Bwalya missed that match but planned to link up with the squad for their next game, an important World Cup qualifier against Senegal in Dakar, that county’s capital city.

That meeting never happened.

The squad had boarded a De Havilland Canada DHC-5D Buffalo twin-engined military aircraft, and the plan was for them to travel to Senegal, in west Africa, via stop-offs in Congo, Gabon and Ivory Coast.

After its second stop to refuel in Libreville, it took off from Leon-Mba International Airport. Two minutes later, it crashed just 2km (a little over a mile) from the coast, killing all five crew and the 25 passengers. According to the accident report, which was finally released in 2003, the right engine caught fire but the pilot shut down the still-functioning left engine, meaning the plane plunged into the Atlantic Ocean.

Gabon scrambled soldiers to lead the search for bodies but only 24 of the 30 were recovered, and just 13 positively identified — a grim task handed to Patrick Kangwa, vice-chairman of the Zambian Football Association’s technical committee.
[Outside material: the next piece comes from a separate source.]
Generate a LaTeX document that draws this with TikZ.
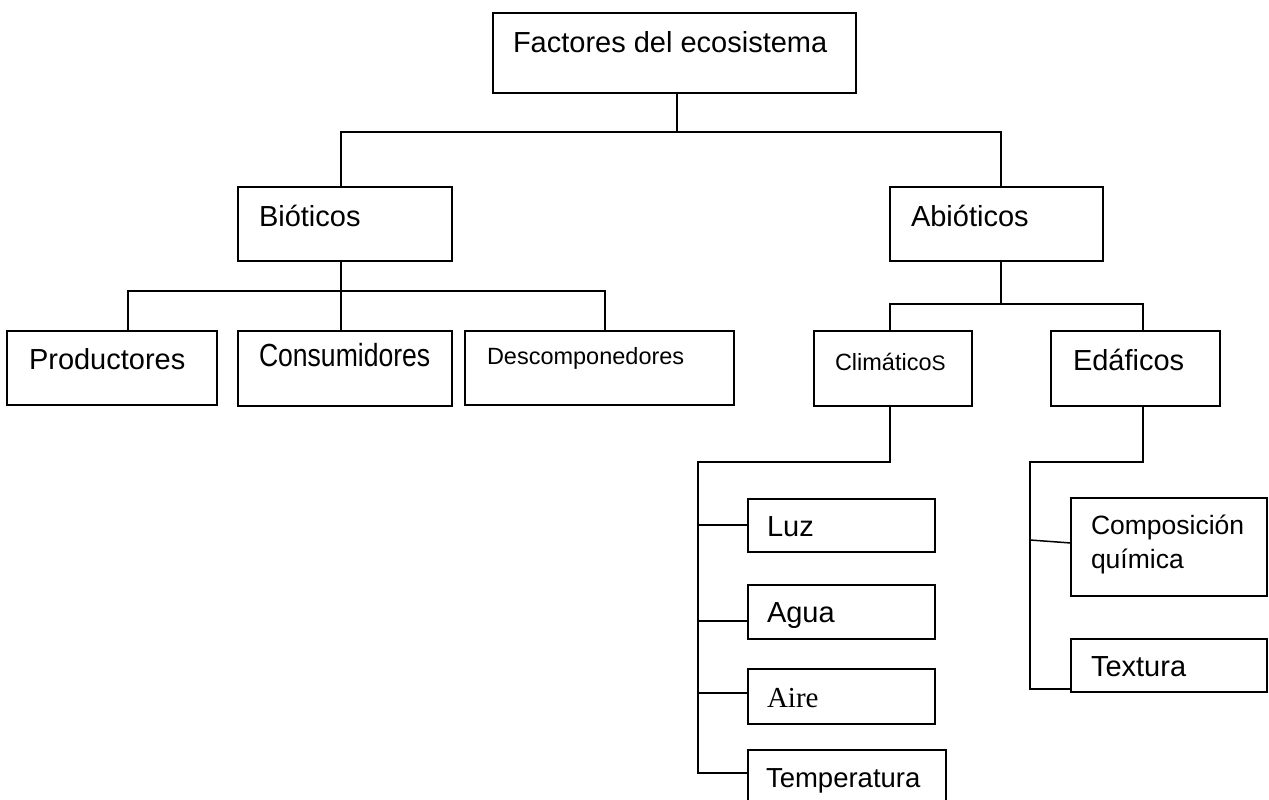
\documentclass[tikz,border=0pt]{standalone}
\usepackage{fontspec}
\setmainfont{Liberation Sans}
\newfontfamily\seriffont{Liberation Serif}
\usepackage{graphicx}
\begin{document}
\begin{tikzpicture}[x=1pt,y=-1pt,
  box/.style={draw=black, line width=1.5pt, rectangle, inner sep=0pt, outer sep=0pt},
  lbl/.style={anchor=base west, inner sep=0pt, outer sep=0pt, text=black},
  conn/.style={draw=black, line width=1.5pt}]
\useasboundingbox (0,0) rectangle (1269,800);
% boxes
\node[box, minimum width=363pt, minimum height=80pt] (fac) at (674.5,53) {};
\node[box, minimum width=214pt, minimum height=74pt] (bio) at (345,224) {};
\node[box, minimum width=213pt, minimum height=74pt] (abio) at (996.5,224) {};
\node[box, minimum width=210pt, minimum height=74pt] (prod) at (112,368) {};
\node[box, minimum width=214pt, minimum height=75pt] (cons) at (345,368.5) {};
\node[box, minimum width=269pt, minimum height=74pt] (desc) at (599.5,368) {};
\node[box, minimum width=158pt, minimum height=75pt] (clim) at (893,368.5) {};
\node[box, minimum width=169pt, minimum height=75pt] (edaf) at (1135.5,368.5) {};
\node[box, minimum width=187pt, minimum height=53pt] (luz) at (841.5,525.5) {};
\node[box, minimum width=187pt, minimum height=54pt] (agua) at (841.5,612) {};
\node[box, minimum width=187pt, minimum height=55pt] (aire) at (841.5,696.5) {};
\node[box, minimum width=198pt, minimum height=60pt] (temp) at (847,780) {};
\node[box, minimum width=196pt, minimum height=98pt] (comp) at (1169,547) {};
\node[box, minimum width=196pt, minimum height=53pt] (textu) at (1169,665.5) {};
% texts
\node[lbl, font=\fontsize{29}{34}\selectfont] (tfac) at (513,53) {Factores del ecosistema};
\node[lbl, font=\fontsize{29}{34}\selectfont] (tbio) at (259,226) {Bióticos};
\node[lbl, font=\fontsize{29}{34}\selectfont] (tabio) at (911,226) {Abióticos};
\node[lbl, font=\fontsize{29}{34}\selectfont] (tprod) at (29,369) {Productores};
\node[lbl, font=\fontsize{32}{38}\selectfont] (tcons) at (259,366) {\scalebox{0.83}[1]{Consumidores}};
\node[lbl, font=\fontsize{23.5}{28}\selectfont] (tdesc) at (487,364) {Descomponedores};
\node[lbl, font=\fontsize{23.5}{28}\selectfont] (tclim) at (835,370) {Climático{\fontsize{21}{24}\selectfont S}};
\node[lbl, font=\fontsize{29}{34}\selectfont] (tedaf) at (1073,370) {Edáficos};
\node[lbl, font=\fontsize{29}{34}\selectfont] (tluz) at (767,536) {Luz};
\node[lbl, font=\fontsize{29}{34}\selectfont] (tagua) at (767,622) {Agua};
\node[lbl, font=\fontsize{29}{34}\seriffont\selectfont] (taire) at (767,707) {Aire};
\node[lbl, font=\fontsize{27.5}{32}\selectfont] (ttemp) at (766,787) {Temperatura};
\node[lbl, font=\fontsize{26.5}{34}\selectfont, align=left] (tcomp) at (1091,568) {Composición\\química};
\node[lbl, font=\fontsize{29}{34}\selectfont] (ttextu) at (1091,676) {Textura};
% junction coordinates
\coordinate (a0) at (677,132);
\coordinate (a1) at (341,132);
\coordinate (a2) at (1001,132);
\coordinate (c1) at (128,291);
\coordinate (c2) at (341,291);
\coordinate (c3) at (605,291);
\coordinate (d1) at (890,304);
\coordinate (d2) at (1001,304);
\coordinate (d3) at (1143,304);
\coordinate (e1) at (890,462);
\coordinate (e2) at (698,462);
\coordinate (f1) at (698,525);
\coordinate (f2) at (698,621);
\coordinate (f3) at (698,693);
\coordinate (f4) at (698,773);
\coordinate (g1) at (1143,462);
\coordinate (g2) at (1030,462);
\coordinate (g3) at (1030,540);
\coordinate (g4) at (1030,689);
% connectors
\draw[conn] (fac.south -| a0) -- (a0);
\draw[conn] (bio.north -| a1) -- (a1) -- (a2) -- (abio.north -| a2);
\draw[conn] (bio.south -| c2) -- (cons.north -| c2);
\draw[conn] (prod.north -| c1) -- (c1) -- (c3) -- (desc.north -| c3);
\draw[conn] (abio.south -| d2) -- (d2);
\draw[conn] (clim.north -| d1) -- (d1) -- (d3) -- (edaf.north -| d3);
\draw[conn] (clim.south -| e1) -- (e1) -- (e2) -- (f4) -- (temp.west |- f4);
\draw[conn] (f1) -- (luz.west |- f1);
\draw[conn] (f2) -- (agua.west |- f2);
\draw[conn] (f3) -- (aire.west |- f3);
\draw[conn] (edaf.south -| g1) -- (g1) -- (g2) -- (g4) -- (textu.west |- g4);
\draw[conn] (g3) -- ([yshift=4pt]comp.west);
\end{tikzpicture}
\end{document}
Following the tragedy, Zambia’s President Frederick Chiluba, who was on a state visit to Uganda when he learnt the news, announced a week-long period of national mourning and a state funeral for the players, who were all later buried in ‘Heroes Acre’ close to the Independence Stadium, in capital city Lusaka.

It was not until May 2002, after a lengthy court battle, that families were awarded compensation of $4million (£3.1m).

Bwalya was one of four Zambia players with clubs in Europe — along with Charles Musonda, Johnson Bwalya (no relation) and Bennett Mulwanda Simfukwe — who were making their own way to the match in Senegal. He was on a morning jog at PSV’s training ground in Eindhoven when he received a call from the Zambia FA treasurer.

“He told me, ‘You have to delay your flight tomorrow’. I said ‘Why?’. He said, ‘Because there’s been an accident’. He said he thought there were some casualties.”

Bwalya then recalled turning on the news and watching a BBC report saying his Senegal-bound team-mates had all died in a plane crash and that there were no survivors. “In that moment, you don’t think that much,” he said. “You just think it should be a mistake. There was a lot of denial on the first day.”

He spent the rest of that day on the phone frantically trying to piece together what exactly had happened while worried family and friends called to find out if he was on the flight.

Back at PSV’s training ground the following day, he remembered his club colleagues trying to protect him by hiding the newspapers, with stories of the crash.

The next day, a Friday, Bwalya flew to Zambia via the UK. He said: “When we were taking off from London, the pilot said I should go to the front of the plane in the cockpit, so I could see the take-off and landing because he thought I would be very nervous to fly. I was in the cockpit in London when we took off.

When I got to Zambia, every time people saw you, they would cry. On Saturday, the plane that had gone to Gabon to collect all the bodies returned — the 30 people who died. When that plane came and landed, that was the first time it hit me and I realized I would never see the boys again.”